There is a category on here called ‘political’. I don’t know why I put it there, I think maybe at the start of things I had grand ideas about broadening my horizons but quite honestly it’s unlikely to happen. I’m not big on politics. It might not be very 21st century-woman of me to say this but it’s a massive effort for me to find it at all interesting. Even large-scale world news does not beat its path to my door very often unless I’m watching it whilst on a cross trainer blasting Brittany Spears through my ipod at the same time. The collapse of the News of the World this week is the first piece of news to really make it into my life since the Royal Wedding, and that could quite possibly be because I was alerted by about 50 of my friends posting on Facebook. Shameful I know, but when it comes to current affairs I am more Katie Price than Kate Adie.

To give you an example of this, my husband has been banging on about ‘Arab Spring’ for a good few weeks now. Having successfully masked my confusion at the time and furtively conducted some further research on the matter I have discovered that this is not a gymnastics manoeuvre but is in fact a reference to the recent uprisings in the Middle East. Last week I nearly booked us on a plane to Thailand before he politely reminded me the reason why the flights are so cheap might be due to the steady stream of political unrest that has been plaguing Bangkok following its military coup in 2006. Oh yeah. I remember now.

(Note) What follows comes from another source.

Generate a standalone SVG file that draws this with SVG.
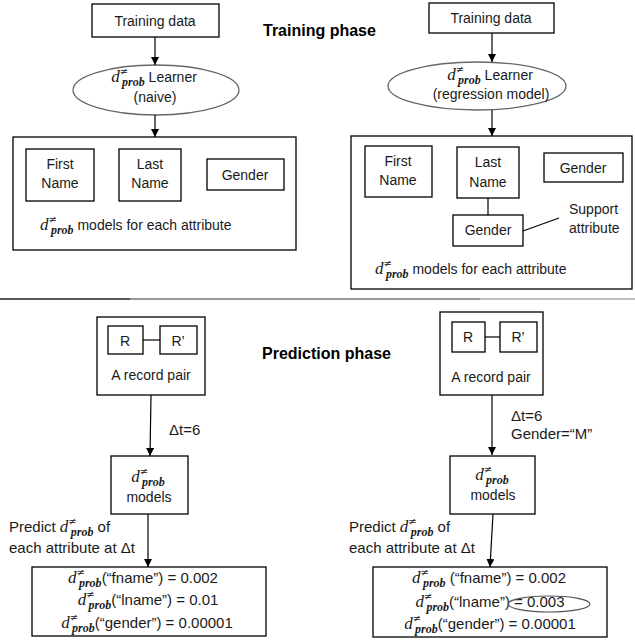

And suddenly, politics loom large in my life, because I’m trying to book a holiday for November and there is not a SINGLE place we can go within a 7-hour flight radius that isn’t at war, recovering from war, occupied, protesting, bankrupt, religiously extreme, disappearing under the sea, covered in nuclear waste, over-populated and poverty-striken, raining, cold, maleria-ridden or really bloody expensive.

Now, clearly I’m not a glass half-full kind of person usually but surely, I hear you cry, even I would find it difficult to turn booking a holiday into a miserable experience. But no, instead of having the wonderful adrenaline rush of gazing at the room/pool/beach of our chosen destination and envisaging hours of uninterrupted bliss lying on a sun bed reading a book whilst my toddler frolics happily with his daddy in the surf, I got completely depressed at what a mess everything was in and gave up altogether on the world ever turning out the way John Lennon hoped it would. (Which, for the optimists amongst you, is the closest I can come to describing what it’s like to live in my head. A John Lennon wishlist graveyard.)

So instead we’ve ended up booking a hotel in the desert about 4 hours’ drive from here. It’s a very nice hotel in a very pretty part of the desert and because we didn’t have to pay for a flight we’ve bagged a great room – with the added bonus of being able to load the car with as many books/toys/dvds as we can fit. The weather will be perfect, and there are no land mines, tidal waves, radiation sickness or violent crimes against women reported from the area. It seems a shame not to leave the UAE but on the other hand when we do eventually move from here I doubt we’ll come back too often so it’s nice to explore it while we can. Also despite being plonked firmly between Europe, Asia, the Sub-continent and Africa, with an airline that flies to every conceivable destination from 40 minutes down the road, there is apparently absolutely nowhere else to go.